━━━━━ INPUT MATERIAL ━━━━━
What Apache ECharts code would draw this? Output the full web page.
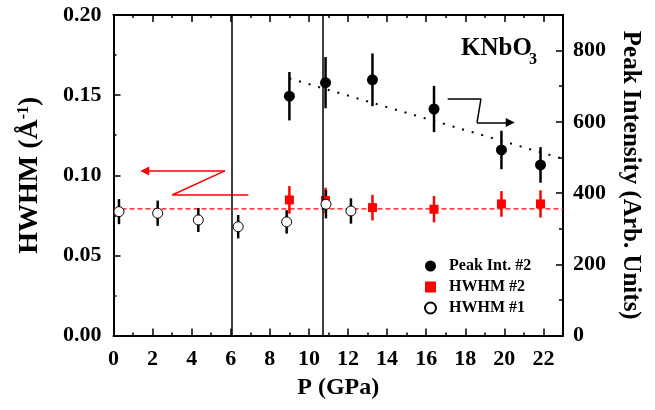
<!DOCTYPE html>
<html>
<head>
<meta charset="utf-8">
<script src="https://cdn.jsdelivr.net/npm/echarts@6/dist/echarts.min.js"></script>
<style>
html, body { margin: 0; padding: 0; background: #fff; }
#main { width: 655px; height: 410px; }
</style>
</head>
<body>
<div id="main"></div>
<script>
// pressure points (GPa)
var pressure1 = [0.28, 2.26, 4.34, 6.38, 8.86, 10.87, 12.15];
var hwhm1 = [0.0773, 0.0763, 0.0721, 0.0679, 0.0709, 0.0819, 0.0777];
var hwhm1Err = [0.0078, 0.0079, 0.0075, 0.0073, 0.0073, 0.0088, 0.0079];

var pressure2 = [9.0, 10.85, 13.25, 16.4, 19.85, 21.85];
var hwhm2 = [0.0846, 0.0842, 0.0798, 0.0788, 0.0821, 0.0821];
var hwhm2Err = [0.0086, 0.0080, 0.0080, 0.0082, 0.0080, 0.0085];
var peakInt = [672, 710, 718, 636, 521, 479];
var peakErr = [68, 72, 74, 65, 54, 50];

// guide lines
var fitX = [9.0, 23];
var fitY = [722, 496];
var hwhmMean = 0.079;
var transitions = [6.05, 10.7];

// arrows (left axis / right axis)
var redArrowX = [6.9, 3.0, 5.7, 1.6];
var redArrowY = [0.0877, 0.0877, 0.1027, 0.1027];
var blackArrowX = [17.1, 18.8, 18.6, 20.3];
var blackArrowY = [664, 664, 598, 598];

var font = 'Liberation Serif';

function pairs(xs, ys) {
    var out = [];
    for (var i = 0; i < xs.length; i++) out.push([xs[i], ys[i]]);
    return out;
}

function errorBars(xs, ys, errs, color, yIdx) {
    var d = [];
    for (var i = 0; i < xs.length; i++) d.push([xs[i], ys[i] - errs[i], ys[i] + errs[i]]);
    return {
        type: 'custom',
        yAxisIndex: yIdx,
        data: d,
        silent: true,
        z: 3,
        encode: {x: 0, y: [1, 2]},
        renderItem: function (params, api) {
            var lo = api.coord([api.value(0), api.value(1)]);
            var hi = api.coord([api.value(0), api.value(2)]);
            return {
                type: 'line',
                shape: {x1: lo[0], y1: lo[1], x2: hi[0], y2: hi[1]},
                style: {stroke: color, lineWidth: 2.5}
            };
        }
    };
}

function arrow(xs, ys, color, yIdx) {
    var n = xs.length;
    return {
        type: 'line',
        yAxisIndex: yIdx,
        data: pairs(xs, ys).slice(0, n - 1),
        symbol: 'none',
        silent: true,
        z: 2,
        lineStyle: {color: color, width: 1.5},
        markLine: {
            silent: true,
            symbol: ['none', 'triangle'],
            symbolSize: 9,
            label: {show: false},
            lineStyle: {color: color, width: 1.5, type: 'solid'},
            data: [[{coord: [xs[n - 2], ys[n - 2]]}, {coord: [xs[n - 1], ys[n - 1]]}]]
        }
    };
}

function xAx(pos, interval, len, line, label) {
    return {
        type: 'value', position: pos, min: 0, max: 23, interval: interval,
        axisLine: {show: line, onZero: false, lineStyle: {color: '#000', width: 2}},
        axisTick: {show: true, inside: true, length: len, lineStyle: {color: '#000', width: 1.5}},
        axisLabel: label ? {
            show: true, margin: 13, color: '#000', fontFamily: font, fontWeight: 'bold', fontSize: 22,
            formatter: function (v) { return v % 2 === 0 ? v : ''; }
        } : {show: false},
        splitLine: {show: false}
    };
}

var myChart = echarts.init(document.getElementById('main'));

var xAxes = [xAx('bottom', 1, 3, true, true), xAx('bottom', 2, 7, false, false),
             xAx('top', 1, 3, true, false), xAx('top', 2, 7, false, false)];
xAxes[0].name = 'P (GPa)';
xAxes[0].nameLocation = 'middle';
xAxes[0].nameGap = 37;
xAxes[0].nameTextStyle = {color: '#000', fontFamily: font, fontWeight: 'bold', fontSize: 24};

var option = {
    animation: false,
    grid: {left: 113.5, right: 92, top: 15, bottom: 74.5},
    xAxis: xAxes,
    yAxis: [
        {
            type: 'value', position: 'left', min: 0, max: 0.2, interval: 0.05,
            name: '{a|HWHM (Å}{s|-1}{a|)}',
            nameLocation: 'middle', nameGap: 70,
            nameTextStyle: {
                color: '#000',
                rich: {
                    a: {fontFamily: font, fontWeight: 'bold', fontSize: 28, color: '#000'},
                    s: {fontFamily: font, fontWeight: 'bold', fontSize: 16, color: '#000', verticalAlign: 'top', padding: [0, 0, 12, 0]}
                }
            },
            axisLine: {onZero: false, lineStyle: {color: '#000', width: 2}},
            axisTick: {inside: true, length: 7, lineStyle: {color: '#000', width: 1.5}},
            minorTick: {show: true, splitNumber: 2, length: 3, lineStyle: {color: '#000', width: 1.5}},
            axisLabel: {
                margin: 12, color: '#000', fontFamily: font, fontWeight: 'bold', fontSize: 22,
                formatter: function (v) { return v.toFixed(2); }
            },
            splitLine: {show: false}
        },
        {
            type: 'value', position: 'right', min: 0, max: 900, interval: 100,
            name: 'Peak Intensity (Arb. Units)',
            nameLocation: 'middle', nameGap: 55, nameRotate: -90,
            nameTextStyle: {color: '#000', fontFamily: font, fontWeight: 'bold', fontSize: 25},
            axisLine: {onZero: false, lineStyle: {color: '#000', width: 2}},
            axisTick: {inside: true, length: 4, lineStyle: {color: '#000', width: 1.5}},
            axisLabel: {
                margin: 10, color: '#000', fontFamily: font, fontWeight: 'bold', fontSize: 22,
                formatter: function (v) { return v % 200 === 0 ? v : ''; }
            },
            splitLine: {show: false}
        },
        {
            type: 'value', position: 'right', min: 0, max: 900, interval: 200,
            axisLine: {show: false, onZero: false},
            axisTick: {inside: true, length: 7, lineStyle: {color: '#000', width: 1.5}},
            axisLabel: {show: false},
            splitLine: {show: false}
        }
    ],
    legend: {
        data: ['Peak Int. #2', 'HWHM #2', 'HWHM #1'],
        orient: 'vertical',
        left: 419, top: 253,
        itemWidth: 11, itemHeight: 11, itemGap: 5,
        selectedMode: false,
        textStyle: {color: '#000', fontFamily: font, fontWeight: 'bold', fontSize: 16, padding: [0, 0, 0, 8]}
    },
    graphic: [
        {type: 'text', x: 461, y: 36, style: {text: 'KNbO', font: 'bold 25px "Liberation Serif"', fill: '#000'}},
        {type: 'text', x: 529, y: 52, style: {text: '3', font: 'bold 16px "Liberation Serif"', fill: '#000'}}
    ],
    series: [
        {
            name: 'mean',
            type: 'line',
            data: [[0, hwhmMean], [23, hwhmMean]],
            symbol: 'none', silent: true, z: 1,
            lineStyle: {color: '#ff0000', width: 1.3, type: [5, 3]},
            markLine: {
                silent: true, symbol: 'none', label: {show: false},
                lineStyle: {color: '#000', width: 1.5, type: 'solid'},
                data: transitions.map(function (t) { return {xAxis: t}; })
            }
        },
        {
            name: 'fit',
            type: 'line',
            yAxisIndex: 1,
            data: pairs(fitX, fitY),
            symbol: 'none', silent: true, z: 1,
            lineStyle: {color: '#000', width: 2, type: [2, 8]}
        },
        arrow(redArrowX, redArrowY, '#ff0000', 0),
        arrow(blackArrowX, blackArrowY, '#000', 1),
        errorBars(pressure2, peakInt, peakErr, '#000', 1),
        errorBars(pressure2, hwhm2, hwhm2Err, '#ff0000', 0),
        errorBars(pressure1, hwhm1, hwhm1Err, '#000', 0),
        {
            name: 'Peak Int. #2',
            type: 'scatter',
            yAxisIndex: 1,
            data: pairs(pressure2, peakInt),
            symbol: 'circle', symbolSize: 11, z: 4,
            itemStyle: {color: '#000', opacity: 1}
        },
        {
            name: 'HWHM #2',
            type: 'scatter',
            data: pairs(pressure2, hwhm2),
            symbol: 'rect', symbolSize: 9, z: 4,
            itemStyle: {color: '#ff0000', opacity: 1}
        },
        {
            name: 'HWHM #1',
            type: 'scatter',
            data: pairs(pressure1, hwhm1),
            symbol: 'circle', symbolSize: 10, z: 5,
            itemStyle: {color: '#fff', borderColor: '#000', borderWidth: 1, opacity: 1}
        }
    ]
};

myChart.setOption(option);
</script>
</body>
</html>
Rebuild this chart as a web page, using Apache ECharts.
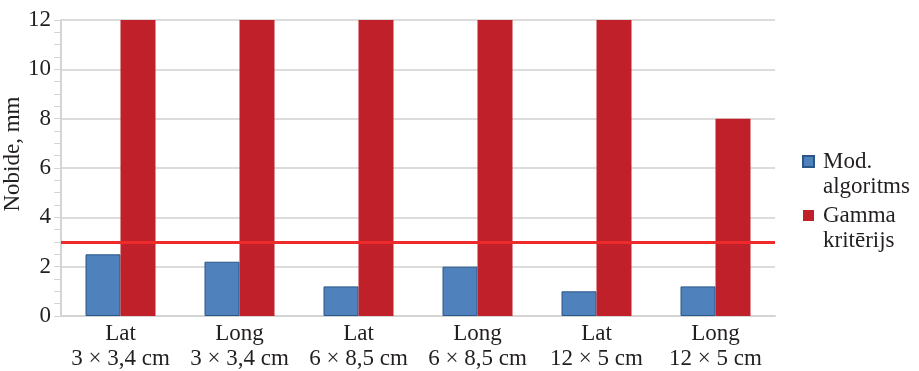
<!DOCTYPE html>
<html>
<head>
<meta charset="utf-8">
<script src="https://cdn.jsdelivr.net/npm/echarts@6/dist/echarts.min.js"></script>
<style>
  html, body { margin: 0; padding: 0; background: #fff; }
  #chart { width: 919px; height: 371px; }
</style>
</head>
<body>
<div id="chart"></div>
<script>
const categories = [
  'Lat\n3 × 3,4 cm', 'Long\n3 × 3,4 cm',
  'Lat\n6 × 8,5 cm', 'Long\n6 × 8,5 cm',
  'Lat\n12 × 5 cm', 'Long\n12 × 5 cm'
];
const modAlgoritms = [2.5, 2.2, 1.2, 2.0, 1.0, 1.2];
const gammaKriterijs = [12, 12, 12, 12, 12, 8];
const threshold = 3;
const seriesNames = ['Mod.\nalgoritms', 'Gamma\nkritērijs'];

const FONT = 'Liberation Serif';
const TEXT = '#231f20';
// square legend marker sitting level with the first text line
const legendIcon = 'path://M0,0H11V11H0Z M0,36Z';

const chart = echarts.init(document.getElementById('chart'));
chart.setOption({
  animation: false,
  textStyle: { fontFamily: FONT },
  grid: { left: 61, right: 144, top: 20, bottom: 55, containLabel: false, outerBoundsMode: 'none' },
  legend: {
    orient: 'vertical',
    left: 797, top: 144,
    icon: legendIcon,
    itemWidth: 11, itemHeight: 36, itemGap: 4,
    textStyle: { fontFamily: FONT, fontSize: 23, color: TEXT, lineHeight: 25, padding: [0, 0, 0, 4] },
    data: seriesNames
  },
  xAxis: {
    type: 'category',
    data: categories,
    axisLine: { lineStyle: { color: '#d4d4d4', width: 2 } },
    axisTick: { show: false },
    axisLabel: { interval: 0, fontFamily: FONT, fontSize: 23, color: TEXT, lineHeight: 25, margin: 5 }
  },
  yAxis: {
    type: 'value',
    min: 0, max: 12, interval: 2,
    name: 'Nobide, mm',
    nameLocation: 'middle',
    nameGap: 37,
    nameRotate: 90,
    nameMoveOverlap: false,
    nameTextStyle: { fontFamily: FONT, fontSize: 23, color: TEXT, padding: [0, 0, 0, 28] },
    axisLine: { show: true, lineStyle: { color: '#d4d4d4', width: 2 } },
    axisTick: { show: true, length: 7, lineStyle: { color: '#d4d4d4' } },
    minorTick: { show: true, splitNumber: 4, length: 7, lineStyle: { color: '#d4d4d4' } },
    splitLine: { lineStyle: { color: '#dcdcdc', width: 2 } },
    axisLabel: { fontFamily: FONT, fontSize: 23, color: TEXT, margin: 10 }
  },
  series: [
    {
      name: seriesNames[0],
      type: 'bar',
      data: modAlgoritms,
      barWidth: 35,
      barGap: '0%',
      itemStyle: { color: '#4f81bd', borderColor: '#2a5788', borderWidth: 1 }
    },
    {
      name: seriesNames[1],
      type: 'bar',
      data: gammaKriterijs,
      barWidth: 35,
      barGap: '0%',
      itemStyle: { color: '#c0202a' },
      markLine: {
        silent: true,
        symbol: 'none',
        label: { show: false },
        lineStyle: { color: '#ee2a2a', width: 3, type: 'solid' },
        data: [{ yAxis: threshold }]
      }
    }
  ]
});
</script>
</body>
</html>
━━━━━
** TASK DIRECTIONS **
Your task is to reproduce exactly the lines from the start of the data above through the line containing "var transitions = [6.05, 10.7];", leaving every picture out.

** PROBLEM SOLUTION **
What Apache ECharts code would draw this? Output the full web page.
<!DOCTYPE html>
<html>
<head>
<meta charset="utf-8">
<script src="https://cdn.jsdelivr.net/npm/echarts@6/dist/echarts.min.js"></script>
<style>
html, body { margin: 0; padding: 0; background: #fff; }
#main { width: 655px; height: 410px; }
</style>
</head>
<body>
<div id="main"></div>
<script>
// pressure points (GPa)
var pressure1 = [0.28, 2.26, 4.34, 6.38, 8.86, 10.87, 12.15];
var hwhm1 = [0.0773, 0.0763, 0.0721, 0.0679, 0.0709, 0.0819, 0.0777];
var hwhm1Err = [0.0078, 0.0079, 0.0075, 0.0073, 0.0073, 0.0088, 0.0079];

var pressure2 = [9.0, 10.85, 13.25, 16.4, 19.85, 21.85];
var hwhm2 = [0.0846, 0.0842, 0.0798, 0.0788, 0.0821, 0.0821];
var hwhm2Err = [0.0086, 0.0080, 0.0080, 0.0082, 0.0080, 0.0085];
var peakInt = [672, 710, 718, 636, 521, 479];
var peakErr = [68, 72, 74, 65, 54, 50];

// guide lines
var fitX = [9.0, 23];
var fitY = [722, 496];
var hwhmMean = 0.079;
var transitions = [6.05, 10.7];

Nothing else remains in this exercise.